• [Given problem] Begin with the line that contains "Recreate this image" and end with the line that contains "from matplotlib.ticker import MultipleLocator", transcribing exactly each line in that stretch and no other.

• [Input]
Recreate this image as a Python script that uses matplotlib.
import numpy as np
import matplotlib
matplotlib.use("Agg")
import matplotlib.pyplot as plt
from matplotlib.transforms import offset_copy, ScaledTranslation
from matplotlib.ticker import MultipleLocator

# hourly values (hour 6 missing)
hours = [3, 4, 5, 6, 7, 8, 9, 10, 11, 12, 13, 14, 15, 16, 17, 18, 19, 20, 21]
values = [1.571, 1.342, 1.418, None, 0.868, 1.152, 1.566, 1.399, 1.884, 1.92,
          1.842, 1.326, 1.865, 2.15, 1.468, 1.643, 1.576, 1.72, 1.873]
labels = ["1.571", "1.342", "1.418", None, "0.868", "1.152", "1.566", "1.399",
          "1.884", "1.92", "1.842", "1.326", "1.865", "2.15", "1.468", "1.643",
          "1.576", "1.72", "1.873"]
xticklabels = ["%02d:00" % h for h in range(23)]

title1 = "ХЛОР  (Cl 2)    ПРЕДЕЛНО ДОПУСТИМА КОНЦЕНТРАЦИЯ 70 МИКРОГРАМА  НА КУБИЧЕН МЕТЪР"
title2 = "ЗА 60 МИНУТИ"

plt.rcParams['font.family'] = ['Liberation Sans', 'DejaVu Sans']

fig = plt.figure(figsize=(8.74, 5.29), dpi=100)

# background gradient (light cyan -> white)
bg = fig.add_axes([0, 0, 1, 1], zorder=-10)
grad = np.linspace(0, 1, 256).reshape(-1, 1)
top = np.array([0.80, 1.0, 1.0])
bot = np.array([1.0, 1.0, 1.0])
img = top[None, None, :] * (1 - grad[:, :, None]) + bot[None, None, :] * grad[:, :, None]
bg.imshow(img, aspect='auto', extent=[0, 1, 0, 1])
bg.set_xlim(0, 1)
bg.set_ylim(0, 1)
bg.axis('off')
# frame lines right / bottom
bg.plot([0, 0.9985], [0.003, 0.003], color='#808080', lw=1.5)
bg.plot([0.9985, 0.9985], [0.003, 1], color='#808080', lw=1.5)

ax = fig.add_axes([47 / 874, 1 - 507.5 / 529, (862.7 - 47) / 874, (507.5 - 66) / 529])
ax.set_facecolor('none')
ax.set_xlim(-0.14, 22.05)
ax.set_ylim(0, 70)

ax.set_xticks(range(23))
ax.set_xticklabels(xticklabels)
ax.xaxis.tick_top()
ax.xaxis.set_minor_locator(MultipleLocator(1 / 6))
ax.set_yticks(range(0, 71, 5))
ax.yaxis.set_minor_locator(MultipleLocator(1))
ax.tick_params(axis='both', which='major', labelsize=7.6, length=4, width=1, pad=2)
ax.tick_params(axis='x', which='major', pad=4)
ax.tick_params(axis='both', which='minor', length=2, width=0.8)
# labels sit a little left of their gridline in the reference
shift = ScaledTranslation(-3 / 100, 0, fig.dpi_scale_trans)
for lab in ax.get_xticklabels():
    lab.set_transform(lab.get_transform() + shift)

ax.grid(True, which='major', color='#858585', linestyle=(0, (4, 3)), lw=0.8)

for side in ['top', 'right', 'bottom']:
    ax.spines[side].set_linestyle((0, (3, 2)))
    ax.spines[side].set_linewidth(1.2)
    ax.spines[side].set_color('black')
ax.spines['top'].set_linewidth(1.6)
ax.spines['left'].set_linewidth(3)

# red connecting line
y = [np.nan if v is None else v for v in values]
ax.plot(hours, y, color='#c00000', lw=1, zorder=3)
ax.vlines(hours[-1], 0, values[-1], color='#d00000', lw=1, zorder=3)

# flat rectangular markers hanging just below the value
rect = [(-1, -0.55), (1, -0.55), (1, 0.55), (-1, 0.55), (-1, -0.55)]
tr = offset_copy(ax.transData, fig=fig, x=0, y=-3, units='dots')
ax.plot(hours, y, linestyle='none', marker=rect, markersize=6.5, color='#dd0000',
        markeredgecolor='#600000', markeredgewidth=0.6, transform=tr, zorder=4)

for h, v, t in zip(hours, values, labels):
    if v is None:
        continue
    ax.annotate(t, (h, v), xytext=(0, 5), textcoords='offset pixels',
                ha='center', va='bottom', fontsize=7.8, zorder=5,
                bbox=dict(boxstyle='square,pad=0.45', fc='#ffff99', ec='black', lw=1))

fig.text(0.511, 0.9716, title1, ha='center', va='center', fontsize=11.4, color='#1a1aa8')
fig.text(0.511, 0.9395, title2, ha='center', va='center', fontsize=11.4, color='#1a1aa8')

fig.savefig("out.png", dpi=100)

--

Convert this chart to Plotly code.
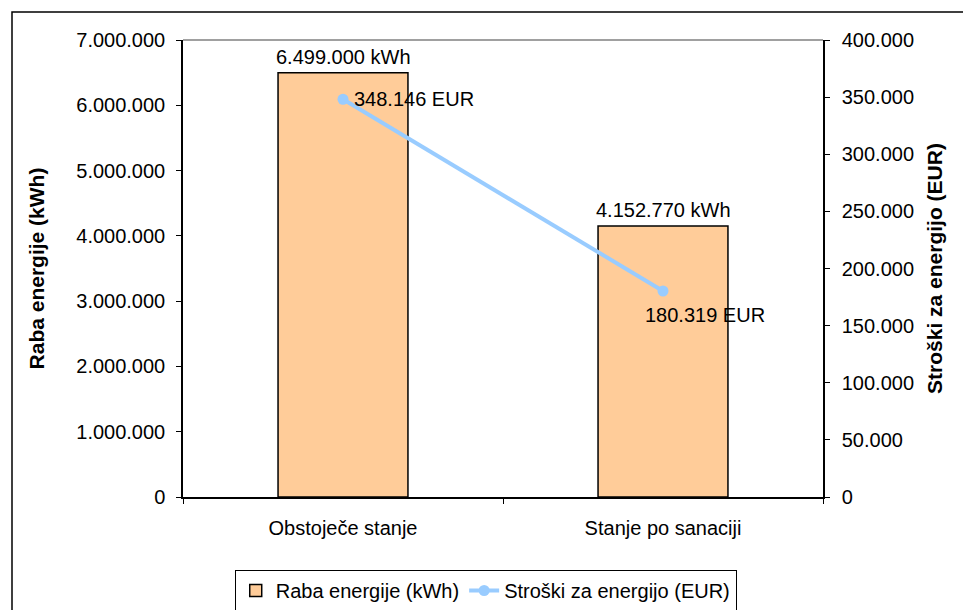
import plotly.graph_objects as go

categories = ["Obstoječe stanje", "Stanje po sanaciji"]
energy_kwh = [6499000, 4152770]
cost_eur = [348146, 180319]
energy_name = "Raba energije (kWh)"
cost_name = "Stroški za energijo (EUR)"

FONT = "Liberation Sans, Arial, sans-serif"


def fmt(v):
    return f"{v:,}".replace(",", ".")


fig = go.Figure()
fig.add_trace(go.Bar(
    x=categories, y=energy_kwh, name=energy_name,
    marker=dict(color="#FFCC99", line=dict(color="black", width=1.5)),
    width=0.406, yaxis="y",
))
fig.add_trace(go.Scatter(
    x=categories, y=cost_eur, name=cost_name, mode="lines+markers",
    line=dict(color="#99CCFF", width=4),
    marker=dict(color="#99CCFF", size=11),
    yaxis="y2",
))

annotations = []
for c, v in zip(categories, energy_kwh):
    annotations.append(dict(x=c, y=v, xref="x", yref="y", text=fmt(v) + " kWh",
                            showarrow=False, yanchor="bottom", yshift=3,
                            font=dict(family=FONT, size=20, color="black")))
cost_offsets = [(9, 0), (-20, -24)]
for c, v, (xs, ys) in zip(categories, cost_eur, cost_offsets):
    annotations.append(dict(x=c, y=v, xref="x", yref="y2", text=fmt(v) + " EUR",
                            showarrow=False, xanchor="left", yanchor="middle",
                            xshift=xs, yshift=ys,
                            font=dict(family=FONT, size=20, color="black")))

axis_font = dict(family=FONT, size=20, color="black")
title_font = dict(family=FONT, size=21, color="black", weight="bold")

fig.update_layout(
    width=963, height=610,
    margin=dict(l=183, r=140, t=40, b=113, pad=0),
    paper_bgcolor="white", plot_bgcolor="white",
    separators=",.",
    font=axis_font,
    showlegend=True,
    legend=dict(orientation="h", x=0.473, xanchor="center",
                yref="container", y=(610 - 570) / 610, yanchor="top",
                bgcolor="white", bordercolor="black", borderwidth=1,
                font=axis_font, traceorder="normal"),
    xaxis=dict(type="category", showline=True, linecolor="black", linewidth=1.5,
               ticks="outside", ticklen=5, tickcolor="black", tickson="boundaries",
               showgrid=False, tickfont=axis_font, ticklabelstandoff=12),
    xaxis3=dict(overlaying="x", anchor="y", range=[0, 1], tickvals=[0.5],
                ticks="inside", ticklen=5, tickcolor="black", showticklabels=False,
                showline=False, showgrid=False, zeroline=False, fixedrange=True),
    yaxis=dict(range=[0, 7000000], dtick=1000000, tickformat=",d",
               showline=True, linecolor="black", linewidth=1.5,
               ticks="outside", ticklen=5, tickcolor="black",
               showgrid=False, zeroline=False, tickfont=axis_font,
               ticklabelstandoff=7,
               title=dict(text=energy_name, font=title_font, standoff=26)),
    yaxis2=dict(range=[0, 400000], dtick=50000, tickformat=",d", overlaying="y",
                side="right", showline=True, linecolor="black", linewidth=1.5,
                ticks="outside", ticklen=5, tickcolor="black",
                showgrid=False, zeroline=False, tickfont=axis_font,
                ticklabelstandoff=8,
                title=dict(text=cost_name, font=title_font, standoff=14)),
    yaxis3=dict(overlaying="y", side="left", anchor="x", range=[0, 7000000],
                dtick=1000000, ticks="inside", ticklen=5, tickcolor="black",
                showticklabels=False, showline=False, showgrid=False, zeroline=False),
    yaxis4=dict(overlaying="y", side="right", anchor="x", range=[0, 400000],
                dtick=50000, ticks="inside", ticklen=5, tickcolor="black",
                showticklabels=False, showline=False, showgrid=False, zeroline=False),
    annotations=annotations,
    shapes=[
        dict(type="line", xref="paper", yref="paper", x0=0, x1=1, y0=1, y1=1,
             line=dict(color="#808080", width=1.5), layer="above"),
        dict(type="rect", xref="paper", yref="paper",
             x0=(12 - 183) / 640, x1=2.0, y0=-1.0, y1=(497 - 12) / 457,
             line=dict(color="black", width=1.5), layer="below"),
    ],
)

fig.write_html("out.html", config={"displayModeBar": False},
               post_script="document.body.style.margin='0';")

---

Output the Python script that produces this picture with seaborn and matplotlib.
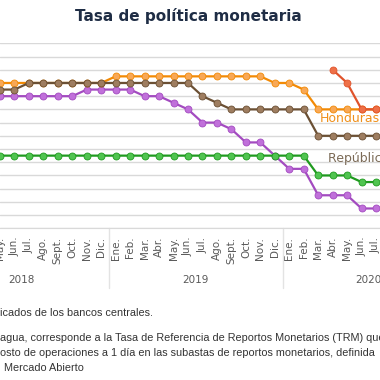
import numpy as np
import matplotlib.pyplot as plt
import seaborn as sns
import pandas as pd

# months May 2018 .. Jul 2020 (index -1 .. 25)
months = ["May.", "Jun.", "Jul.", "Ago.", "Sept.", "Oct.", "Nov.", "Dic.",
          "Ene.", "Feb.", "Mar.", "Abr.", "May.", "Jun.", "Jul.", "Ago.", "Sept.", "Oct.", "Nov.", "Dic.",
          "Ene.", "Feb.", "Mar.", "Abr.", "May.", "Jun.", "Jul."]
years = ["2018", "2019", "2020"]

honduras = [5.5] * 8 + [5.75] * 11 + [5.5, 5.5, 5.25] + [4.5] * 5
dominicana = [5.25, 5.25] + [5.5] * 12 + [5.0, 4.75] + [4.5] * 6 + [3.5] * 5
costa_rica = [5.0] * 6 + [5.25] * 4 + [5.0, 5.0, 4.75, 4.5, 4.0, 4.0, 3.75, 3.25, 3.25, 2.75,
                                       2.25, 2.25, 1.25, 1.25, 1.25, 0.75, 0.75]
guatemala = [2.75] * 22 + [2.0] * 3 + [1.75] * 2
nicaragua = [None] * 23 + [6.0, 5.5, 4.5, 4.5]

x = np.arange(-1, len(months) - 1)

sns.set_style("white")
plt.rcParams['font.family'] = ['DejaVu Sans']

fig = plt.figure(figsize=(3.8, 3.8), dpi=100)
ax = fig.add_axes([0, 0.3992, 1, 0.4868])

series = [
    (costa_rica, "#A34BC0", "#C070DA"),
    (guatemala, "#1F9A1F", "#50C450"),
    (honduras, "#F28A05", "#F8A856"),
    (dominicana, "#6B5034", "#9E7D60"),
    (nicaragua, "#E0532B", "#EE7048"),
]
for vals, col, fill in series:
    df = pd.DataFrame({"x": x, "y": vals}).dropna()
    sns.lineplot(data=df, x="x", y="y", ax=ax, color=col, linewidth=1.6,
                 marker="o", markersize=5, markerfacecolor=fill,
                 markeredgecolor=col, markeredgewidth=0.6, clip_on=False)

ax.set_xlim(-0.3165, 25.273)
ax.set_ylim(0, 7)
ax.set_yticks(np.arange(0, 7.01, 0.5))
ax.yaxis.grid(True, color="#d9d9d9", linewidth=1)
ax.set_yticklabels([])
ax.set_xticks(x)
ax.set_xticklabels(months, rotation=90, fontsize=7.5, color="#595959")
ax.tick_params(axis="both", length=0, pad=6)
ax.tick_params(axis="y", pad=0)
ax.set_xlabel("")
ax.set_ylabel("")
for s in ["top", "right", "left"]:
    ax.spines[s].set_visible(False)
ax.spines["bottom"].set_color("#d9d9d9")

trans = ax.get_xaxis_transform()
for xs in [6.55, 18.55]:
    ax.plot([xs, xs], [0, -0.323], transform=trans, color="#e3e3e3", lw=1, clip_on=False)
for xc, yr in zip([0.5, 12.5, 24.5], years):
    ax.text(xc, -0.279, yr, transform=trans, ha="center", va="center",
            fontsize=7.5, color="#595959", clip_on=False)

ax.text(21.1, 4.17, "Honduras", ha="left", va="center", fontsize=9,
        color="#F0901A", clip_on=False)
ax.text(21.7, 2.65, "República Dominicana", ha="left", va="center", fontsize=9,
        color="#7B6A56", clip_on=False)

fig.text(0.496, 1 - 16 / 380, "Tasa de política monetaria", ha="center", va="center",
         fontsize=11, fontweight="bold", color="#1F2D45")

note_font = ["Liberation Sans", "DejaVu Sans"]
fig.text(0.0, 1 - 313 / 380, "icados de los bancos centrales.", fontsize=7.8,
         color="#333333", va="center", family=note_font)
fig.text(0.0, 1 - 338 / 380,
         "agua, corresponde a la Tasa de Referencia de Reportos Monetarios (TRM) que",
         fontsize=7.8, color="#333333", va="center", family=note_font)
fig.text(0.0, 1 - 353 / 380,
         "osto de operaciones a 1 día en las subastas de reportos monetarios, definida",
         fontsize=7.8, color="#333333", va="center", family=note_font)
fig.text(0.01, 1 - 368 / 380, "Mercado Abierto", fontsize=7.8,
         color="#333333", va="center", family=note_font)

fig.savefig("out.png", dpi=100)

• [In response]
Recreate this image as a Python script that uses matplotlib.
import numpy as np
import matplotlib
matplotlib.use("Agg")
import matplotlib.pyplot as plt
from matplotlib.transforms import offset_copy, ScaledTranslation
from matplotlib.ticker import MultipleLocator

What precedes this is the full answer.